TASK TO CARRY OUT: Pick out all lines in the listing holding the string "with" and copy them.

RECORDED DATA:
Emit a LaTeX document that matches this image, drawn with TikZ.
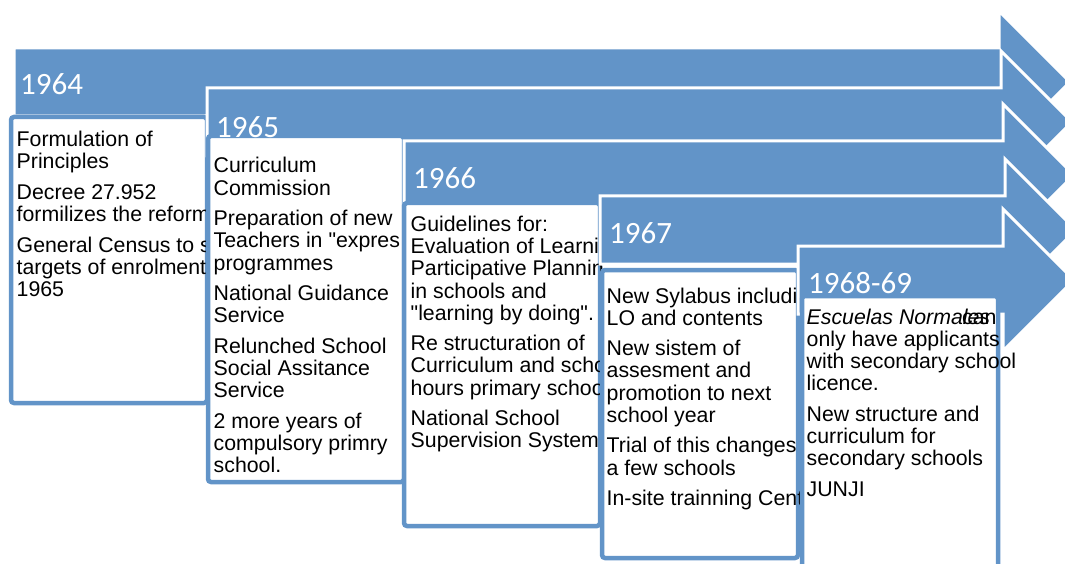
\documentclass[tikz,border=0pt]{standalone}
\usepackage{fontspec}
\setmainfont{Liberation Sans}
\newfontfamily\yearfont{Carlito}
\definecolor{tlblue}{RGB}{98,148,200}
\newcommand{\tl}[1]{\hbox{#1}}
\newcommand{\pgap}{\vskip 8.3pt}
\newcommand{\sq}{\XeTeXglyph\XeTeXcharglyph"22\relax}
\begin{document}
\begin{tikzpicture}[x=1pt,y=-1pt,
  arrowshape/.style={fill=tlblue, draw=white, line width=3pt, line join=miter},
  boxshape/.style={fill=white, draw=tlblue, line width=4.5pt, rounded corners=3pt},
  yearlbl/.style={anchor=base west, inner sep=0pt, text=white, font=\yearfont\fontsize{31}{31}\selectfont},
  bodytxt/.style={anchor=base west, inner sep=0pt, text=black, font=\fontsize{21.3}{22.2}\selectfont}]
\useasboundingbox (0,0) rectangle (1065,564);
\clip (0,0) rectangle (1065,564);

% ---- 1964
\path[arrowshape] (14,48) -- (999,48) -- (999,11) -- (1070,82) -- (999,153) -- (999,116) -- (14,116) -- cycle;
\path[boxshape] (11,117) rectangle (207,403);
\node[yearlbl] (y1) at (20,95) {1964};
\node[bodytxt] (t1) at (16.5,146.7) {\vtop{\tl{Formulation of}\tl{Principles}\pgap
  \tl{Decree 27.952}\tl{formilizes the reform}\pgap
  \tl{General Census to s}\tl{targets of enrolment}\tl{1965}}};

% ---- 1965
\path[arrowshape] (207,88) -- (1001,88) -- (1001,51) -- (1072,122) -- (1001,193) -- (1001,156) -- (207,156) -- cycle;
\path[boxshape] (208,136) rectangle (404,482);
\node[yearlbl] (y2) at (216,138) {1965};
\node[bodytxt] (t2) at (213.5,173) {\vtop{\tl{Curriculum}\tl{Commission}\pgap
  \tl{Preparation of new}\tl{Teachers in \sq expres}\tl{programmes}\pgap
  \tl{National Guidance}\tl{Service}\pgap
  \tl{Relunched School}\tl{Social Assitance}\tl{Service}\pgap
  \tl{2 more years of}\tl{compulsory primry}\tl{school.}}};

% ---- 1966
\path[arrowshape] (404,141) -- (1003,141) -- (1003,104) -- (1074,175) -- (1003,246) -- (1003,209) -- (404,209) -- cycle;
\path[boxshape] (404,203) rectangle (600,526);
\node[yearlbl] (y3) at (413,189) {1966};
\node[bodytxt] (t3) at (410.5,231.5) {\vtop{\tl{Guidelines for:}\tl{Evaluation of Learni}\tl{Participative Plannin}\tl{in schools and}\tl{\sq learning by doing\sq .}\pgap
  \tl{Re structuration of}\tl{Curriculum and scho}\tl{hours primary schoo}\pgap
  \tl{National School}\tl{Supervision System}}};

% ---- 1967
\path[arrowshape] (600,196) -- (1005,196) -- (1005,159) -- (1076,230) -- (1005,301) -- (1005,264) -- (600,264) -- cycle;
\path[boxshape] (602,270) rectangle (798,558);
\node[yearlbl] (y4) at (609,243) {1967};
\node[bodytxt] (t4) at (606.5,303) {\vtop{\tl{New Sylabus includi}\tl{LO and contents}\pgap
  \tl{New sistem of}\tl{assesment and}\tl{promotion to next}\tl{school year}\pgap
  \tl{Trial of this changes}\tl{a few schools}\pgap
  \tl{In-site trainning Cent}}};

% ---- 1968-69
\path[arrowshape] (798,246) -- (1003,246) -- (1003,209) -- (1074,280) -- (1003,351) -- (1003,314) -- (798,314) -- cycle;
\path[boxshape] (802,296) rectangle (998,620);
\node[yearlbl] (y5) at (808,293) {1968-69};
\node[bodytxt] (t5) at (806.5,324) {\vtop{\tl{\itshape Escuelas Normales}\tl{only have applicants}\tl{with secondary school}\tl{licence.}\pgap
  \tl{New structure and}\tl{curriculum for}\tl{secondary schools}\pgap
  \tl{JUNJI}}};
\node[bodytxt] (t5b) at (962,324) {can};
\end{tikzpicture}
\end{document}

WRITTEN ANSWER:
Emit a LaTeX document that matches this image, drawn with TikZ.
\node[bodytxt] (t5) at (806.5,324) {\vtop{\tl{\itshape Escuelas Normales}\tl{only have applicants}\tl{with secondary school}\tl{licence.}\pgap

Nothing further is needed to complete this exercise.